Food: It took us some time to sort out the local specialties like chapati, ugali, pilau or kuku (which were available almost everywhere), but eventually it was great. Beef or goat meat are the most common ones while pork is a bit harder to find and chicken is available, but unlike in the rest of the world, is not the most common and cheapest meat in the market. Fruits (pineapples, papaya, mangoes, bananas, oranges…) taste fantastic, if you manage to get the perfectly ripe ones.

On the other hand, tasty bread is hard to find (the square toast bread is the most common) and most of dairy products (apart from milk, fermented milk and yoghurt) are mostly imported or made locally by fancy farms and therefore are very expensive compared to the average prices of other products.
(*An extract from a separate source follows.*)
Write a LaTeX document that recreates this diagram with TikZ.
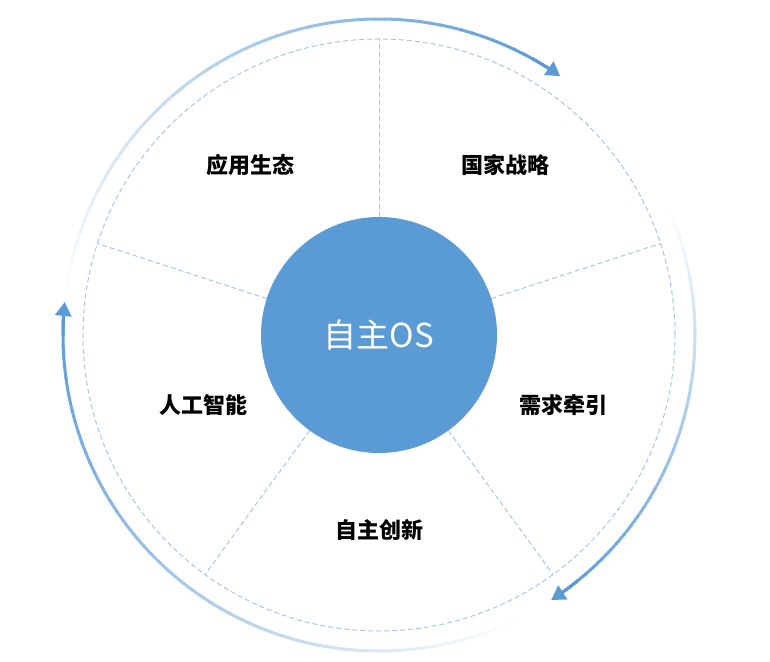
\documentclass[tikz,border=0pt]{standalone}
\usepackage{fontspec}
\newfontfamily\cjk{Noto Sans CJK SC}
\usetikzlibrary{arrows.meta,calc}
\definecolor{mb}{HTML}{5B9BD5}
\definecolor{db}{HTML}{A9C6E6}
\begin{document}
\begin{tikzpicture}[x=1pt,y=1pt,
  lbl/.style={font=\cjk\fontsize{22}{24}\selectfont\bfseries, text=black},
  div/.style={db, dash pattern=on 5pt off 3pt, line width=1pt},
  ring/.style={line width=3pt, line cap=butt}]
\useasboundingbox (0,0) rectangle (770,661);
\coordinate (c) at (379,326);
\draw[div] (c) circle (296);
\foreach \ang in {90,18,-54,-126,162}
  \draw[div] ($(c)+(\ang:118)$) -- ($(c)+(\ang:296)$);
\node[circle, fill=mb, minimum size=236, inner sep=0, text=white,
      font=\cjk\fontsize{33}{35}\selectfont] (core) at (c) {自主OS};
\node[lbl] (a) at (250,496) {应用生态};
\node[lbl] (b) at (505,496) {国家战略};
\node[lbl] (d) at (563,256) {需求牵引};
\node[lbl] (e) at (379,131) {自主创新};
\node[lbl] (f) at (203,256) {人工智能};
% top arc 175 -> 57
\foreach \i [evaluate=\i as \a using 175-2*\i, evaluate=\i as \p using \i/58*100] in {0,...,58}
  \draw[ring, mb!\p!white] ($(c)+(\a:316)$) arc (\a:\a-2.3:316);
\draw[ring, mb, -{Triangle[length=14pt,width=16pt]}] ($(c)+(61:316)$) arc (61:55:316);
% right arc 25 -> -55
\foreach \i [evaluate=\i as \a using 25-2*\i, evaluate=\i as \p using \i/39*100] in {0,...,39}
  \draw[ring, mb!\p!white] ($(c)+(\a:316)$) arc (\a:\a-2.3:316);
\draw[ring, mb, -{Triangle[length=14pt,width=16pt]}] ($(c)+(-51:316)$) arc (-51:-57:316);
% bottom arc -62 -> -184
\foreach \i [evaluate=\i as \a using -62-2*\i, evaluate=\i as \p using \i/60*100] in {0,...,60}
  \draw[ring, mb!\p!white] ($(c)+(\a:316)$) arc (\a:\a-2.3:316);
\draw[ring, mb, -{Triangle[length=14pt,width=16pt]}] ($(c)+(-180:316)$) arc (-180:-186:316);
\end{tikzpicture}
\end{document}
Special rules and regulations: Plastic bags are banned in Kenya. Not only supermarkets cannot sell it, but also it is forbidden to have plastic bags for personal use. If caught with a plastic bag, you can get a fine of over a 1000 USD or even get some jail time. We did use some plastic bags when going shopping and never had any troubles, but got some comments about it from the locals.

Traffic police: Half of our time in Kenya we saw a lot of police officers around the roads, but they would show us thumbs up and wave us through without asking to stop, but on the second half, while riding in the western part of the country, we got stopped by every officer on the road. Sometimes it made up to 4-5 stops, but usually they wouldn’t even ask for our documents – they wanted to know where we are coming from, where we are going and sometimes: why we chose this road and not the other… Only once, about 25 km from the border with Uganda, when we were heading for the exit, we were stopped by police supposedly because of speeding that was registered “by someone up the road with the radar…”. We were riding at about 70 when the speed limit was 50. But after a friendly conversation with two officers and kindly asking to let us go without spoiling the beautiful impression of their country we had so far and giving them our stickers as souvenirs, they let us go.